One of the most exciting plays of the 2024 football season was Tennessee Titans' rookie defensive lineman T'Vondre Sweat's fumble recovery and resulting "Angry Run." The 366-lb. stud showed off improbable speed and a stiff arm. There was no other real contender for the Week 15 Angry Runs award handed out by NFL Network's Kyle Brandt.
Madden 25 honored it with a card in its Angry Runs program in Ultimate Team, and that was fine. But Madden isn't letting it go. Now there's a 99 overall Sweat card that has zero basis in reality. A nearly 400-lb running back with a spin move like Barry Sanders is game-breaking, as evidenced by a price of over 3 million coins currently.

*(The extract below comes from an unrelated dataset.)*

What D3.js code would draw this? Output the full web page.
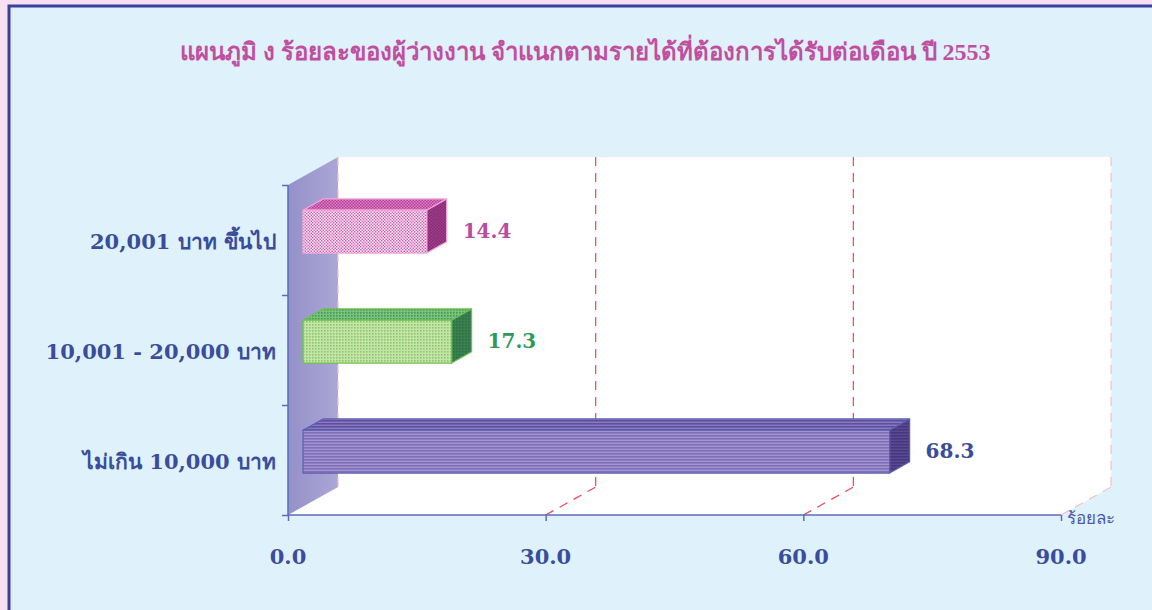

For a lot of players, this ascended meme encapsulates everything wrong with MUT. By almost April, Madden has released multiple versions of every real life football player it has the rights to. What's left? Throwing stuff at the wall, seeing what sticks, and charging the few remaining players for the privilege.
A player selling for nearly 4 million coins is the definition of pay-to-win, any way you look at it. EA can't feign ignorance at this point. They know this card is broken, and they know what the market does with broken cards. It's profit over game balance, betting that the people still playing Madden Ultimate Team in April are essentially addicts and can be treated as such.
Thank God I don’t play MUT anymore. This isn’t Madden pic.twitter.com/rvdl1qjyeU
— Drini (@Drini) March 28, 2025
"If it's in the game, it's in the game" shouldn't mean this incredible play that happened exactly one time will now happen 17 times per game with an overpowered fantasy player.